Motif Investing is closing its trading platform and exiting its ETF indexing deal with Goldman Sachs in May. But the online broker likely won’t be the only fintech firm to fail as the economy weakens and the markets bounce around, technology consultants say.
“This is the tip of the ‘tip of the iceberg’; I estimate that we’ll lose 20% of the firms in [Michael] Kitces’ fintech map by this time next year,” said Doug Fritz, founder and president of F2 Strategy. “Many will be purchased or consumed by their equity backers. Others will close.”
Some 62% of those taking ThinkAdvisor’s recent Twitter poll agreed. They said Motif’s closure definitely or likely signaled further closures of investment management platforms, versus 38% who saw further shutdowns as “not necessarily” likely. (Eighty individuals took the survey.)
According to its March filing with the Securities and Exchange Commission, Motif had $18.2 million in assets from individual investors and $586.3 million from banks. Its ETF models, launched with Goldman Sachs, had about $264 million in assets.
The Motif shutdown is “a harbinger of what’s to come for other small digital players, as revenues get taken out of the investment supply chain,” said Tim Welsh, head of the consultancy Nexus Strategy. “Scale means everything now, so you have to be big to make a go of it.”
There’s also the “problem” of raising too much capital, according to Welsh: “Eventually, it does run out as you operate in the red for years and years.”
Plus, there are no exit or merger opportunities, since “the assets in these digital investment platforms are really just the technology and the end-client accounts. But now, the technology is easily replicable for cheap; and no one wants thousands of tiny accounts,” he added.
A Crowded Digi Field
Others, like Ezra Group CEO Craig Iskowitz, agree that “many closing announcements” are to come. “We’ve seen exponential growth in the number of companies trying to squeeze into this space, especially around digital advice,” he explained.
Motif, Iskowitz adds, is an example of a firm with “an innovative idea that gets traction but eventually hits a wall. Building a viable business that lasts is not easy. … There were just too many obstacles for them to overcome.”
The firm has been led by Hardeep Walia, a former Microsoft executive who started the platform to let investors and advisors build custom portfolios online.

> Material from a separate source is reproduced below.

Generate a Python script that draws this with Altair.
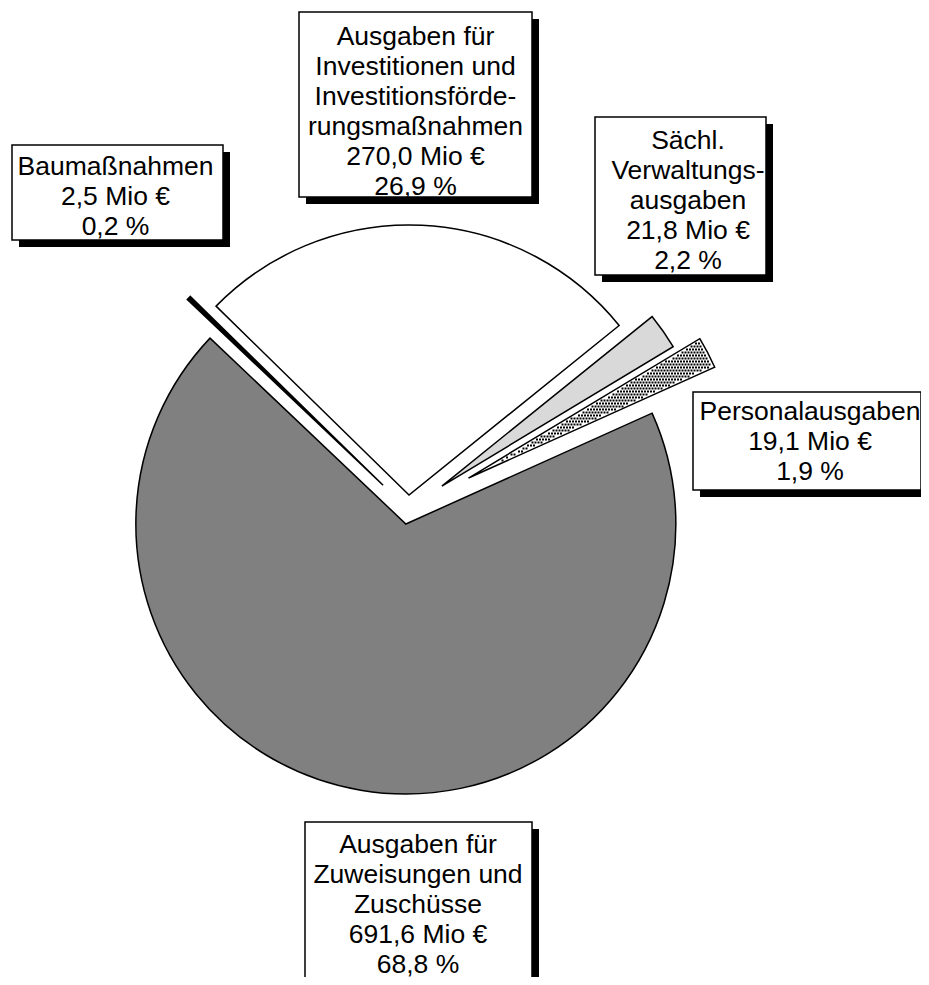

Clients can access their Motif accounts through May 20; the accounts will move to Folio Investing the next day. (Requests for a comment on this matter and the ETF news were not returned.)
What does Motif’s shutdown mean for advisors? Not much, says Welsh.
Motif “was really a micro-player in the custodian world and relied on Folio anyway, so no real disruption there,” he explained, referring to the movement of accounts after it closes.
Still, Motif had a partnership with U.S. Bank’s ultra-high-net-worth Ascent unit, points out Gavin Spitzner, president of Wealth Consulting Partners.
“But in terms of advisors, they have many other options to accomplish similar things, so I don’t see any material impact,” Spitzner said.
What makes more closures of, specifically, low-cost portfolio platforms likely? The need for healthy revenues and capital reserves to weather a storm like today’s, according to Fritz.
“In many cases, these businesses were ‘built to sell’ or had models that were designed to aggregate eyeballs and attention, which would be used for future monetization. Many of these types of businesses are going to be hurting right now,” he explained.
Motif is similar to the now-defunct platform Hedgeable, Spitzner says. It demonstrated what’s possible in terms of online investing, but ultimately “run out of runway as other more established providers co-opt similar capabilities.”
With high costs, intense competition and fee compression, it’s “very hard to turn a profit in these more commoditized arenas,” the consultant explained.
“What we’re seeing is firms that have multiple revenue levers to pull (e.g., asset management, securities lending, cash, etc.) are able to deliver technology at no or low costs and put extreme pressure on one-trick ponies,” Spitzner said.
Good Fintech News
According to Fritz, there is “hope” for fintech firms focused on planning and on environmental, social and governance or impact investing.
“During periods like this, anything we can bring to a client that covers more than just performance data (aka ‘bad news’) helps clients understand where they are, what’s important and how the market news really impacts them,” he said.
More broadly, Motif’s closure and expected shutdown of more fintech players this year doesn’t “spell disaster for innovation,” Fritz explains. “They’ll just recast the spotlight onto firms that are both innovative and have a solid business model that can weather downturns like this.”
Plus, there’s “a growing number of robust B2B [digital] solutions,” which more advisors are using … to free themselves up to focus on advice and planning rather than investment management and trading,” Spitzner said.
In other words, he explained, advisors can rely more on technology, so more of their time can be spent on coaching client behavior and delivering “hyperpersonalized advice,” he added.
Walia’s Next Act
As for the future of Motif’s founder, “Hardeep [Walia]’s such a smart, creative thinker. I won’t be surprised to see what his next great iteration is,” said April Rudin, president of The Rudin Group, a global marketing firm.